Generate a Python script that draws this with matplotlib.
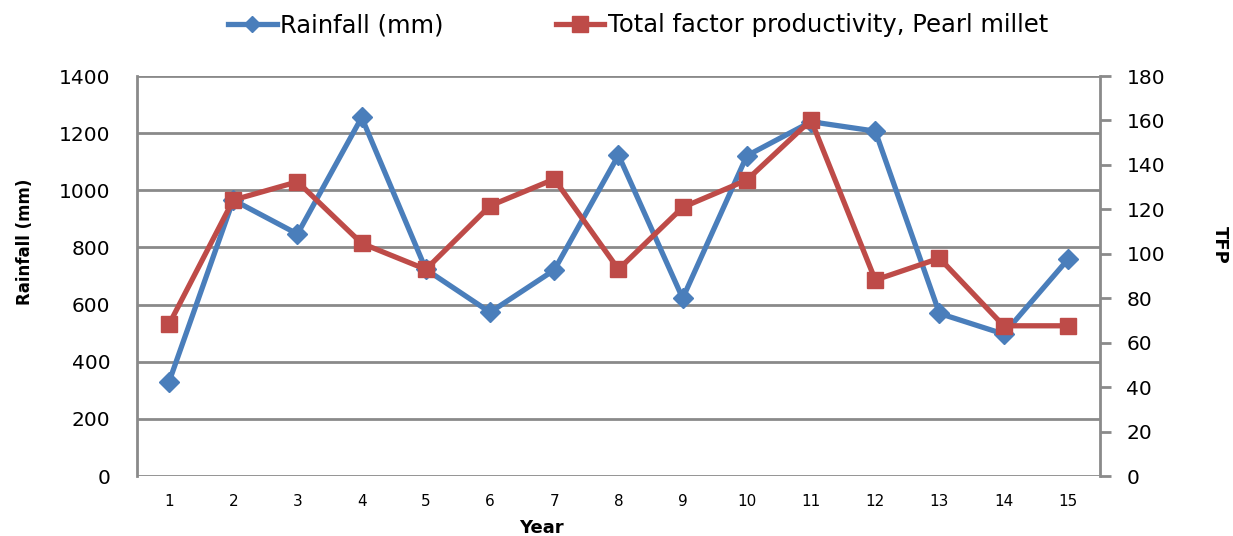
import matplotlib
matplotlib.use("Agg")
import matplotlib.pyplot as plt
from matplotlib.lines import Line2D

years = list(range(1, 16))
rainfall = [330, 966, 847, 1255, 723, 573, 721, 1123, 622, 1121, 1240, 1207, 569, 497, 758]
tfp = [68.3, 124.2, 132.4, 104.7, 93.0, 121.6, 133.6, 93.0, 120.9, 133.2, 160.2, 88.2, 98.0, 67.6, 67.6]
left_ticks = [0, 200, 400, 600, 800, 1000, 1200, 1400]
right_ticks = [0, 20, 40, 60, 80, 100, 120, 140, 160, 180]

blue = "#4A7EBB"
red = "#BE4B48"
grid = "#8A8A8A"

fig = plt.figure(figsize=(12.33, 5.36), dpi=100)
ax = fig.add_axes([0.1111, 0.1119, 0.7810, 0.7463])
ax2 = ax.twinx()

ax.plot(years, rainfall, color=blue, lw=3.8, marker="D", ms=10, zorder=3)
ax2.plot(years, tfp, color=red, lw=3.8, marker="s", ms=12, zorder=3)

ax.set_xlim(0.5, 15.5)
ax.set_ylim(0, 1400)
ax2.set_ylim(0, 180)
ax.set_yticks(left_ticks)
ax2.set_yticks(right_ticks)
ax.set_xticks(years)

ax.yaxis.grid(True, color=grid, lw=2)
ax.set_axisbelow(True)

for a in (ax, ax2):
    for s in a.spines.values():
        s.set_visible(False)
ax.spines["left"].set_visible(True)
ax.spines["left"].set_color(grid)
ax.spines["left"].set_linewidth(2)
ax2.spines["right"].set_visible(True)
ax2.spines["right"].set_color(grid)
ax2.spines["right"].set_linewidth(2)

ax.tick_params(axis="y", length=0, labelsize=14.5, pad=19, colors="black")
ax.tick_params(axis="x", length=0, labelsize=11, pad=13)
ax2.tick_params(axis="y", length=8, width=2, color=grid, labelsize=14.5, pad=11)

ax.set_xlabel("Year", fontsize=13, fontweight="bold", va="center")
ax.xaxis.set_label_coords(0.42, -0.13)
ax.set_ylabel("Rainfall (mm)", fontsize=12, fontweight="bold")
ax2.set_ylabel("TFP", fontsize=13, fontweight="bold", rotation=270, va="center")
ax.yaxis.set_label_coords(-0.107, 0.585)
ax2.yaxis.set_label_coords(1.125, 0.578)

handles = [
    Line2D([], [], color=blue, lw=3.8, marker="D", ms=8),
    Line2D([], [], color=red, lw=3.8, marker="s", ms=11),
]
fig.legend(handles, ["Rainfall (mm)", "Total factor productivity, Pearl millet"],
           loc="center left", bbox_to_anchor=(228 / 1233, 0.953), ncol=2, frameon=False,
           prop={"size": 17.5}, borderpad=0, borderaxespad=0,
           handlelength=2.0, handletextpad=0.15, columnspacing=4.6)

fig.savefig("out.png", dpi=100)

##########

## Task to complete
Reproduce every line above as written, skipping pictures.

## Correct result
Generate a Python script that draws this with matplotlib.
import matplotlib
matplotlib.use("Agg")
import matplotlib.pyplot as plt
from matplotlib.lines import Line2D

years = list(range(1, 16))
rainfall = [330, 966, 847, 1255, 723, 573, 721, 1123, 622, 1121, 1240, 1207, 569, 497, 758]
tfp = [68.3, 124.2, 132.4, 104.7, 93.0, 121.6, 133.6, 93.0, 120.9, 133.2, 160.2, 88.2, 98.0, 67.6, 67.6]
left_ticks = [0, 200, 400, 600, 800, 1000, 1200, 1400]
right_ticks = [0, 20, 40, 60, 80, 100, 120, 140, 160, 180]

blue = "#4A7EBB"
red = "#BE4B48"
grid = "#8A8A8A"

fig = plt.figure(figsize=(12.33, 5.36), dpi=100)
ax = fig.add_axes([0.1111, 0.1119, 0.7810, 0.7463])
ax2 = ax.twinx()

ax.plot(years, rainfall, color=blue, lw=3.8, marker="D", ms=10, zorder=3)
ax2.plot(years, tfp, color=red, lw=3.8, marker="s", ms=12, zorder=3)

ax.set_xlim(0.5, 15.5)
ax.set_ylim(0, 1400)
ax2.set_ylim(0, 180)
ax.set_yticks(left_ticks)
ax2.set_yticks(right_ticks)
ax.set_xticks(years)

ax.yaxis.grid(True, color=grid, lw=2)
ax.set_axisbelow(True)

for a in (ax, ax2):
    for s in a.spines.values():
        s.set_visible(False)
ax.spines["left"].set_visible(True)
ax.spines["left"].set_color(grid)
ax.spines["left"].set_linewidth(2)
ax2.spines["right"].set_visible(True)
ax2.spines["right"].set_color(grid)
ax2.spines["right"].set_linewidth(2)

ax.tick_params(axis="y", length=0, labelsize=14.5, pad=19, colors="black")
ax.tick_params(axis="x", length=0, labelsize=11, pad=13)
ax2.tick_params(axis="y", length=8, width=2, color=grid, labelsize=14.5, pad=11)

ax.set_xlabel("Year", fontsize=13, fontweight="bold", va="center")
ax.xaxis.set_label_coords(0.42, -0.13)
ax.set_ylabel("Rainfall (mm)", fontsize=12, fontweight="bold")
ax2.set_ylabel("TFP", fontsize=13, fontweight="bold", rotation=270, va="center")
ax.yaxis.set_label_coords(-0.107, 0.585)
ax2.yaxis.set_label_coords(1.125, 0.578)

handles = [
    Line2D([], [], color=blue, lw=3.8, marker="D", ms=8),
    Line2D([], [], color=red, lw=3.8, marker="s", ms=11),
]
fig.legend(handles, ["Rainfall (mm)", "Total factor productivity, Pearl millet"],
           loc="center left", bbox_to_anchor=(228 / 1233, 0.953), ncol=2, frameon=False,
           prop={"size": 17.5}, borderpad=0, borderaxespad=0,
           handlelength=2.0, handletextpad=0.15, columnspacing=4.6)

fig.savefig("out.png", dpi=100)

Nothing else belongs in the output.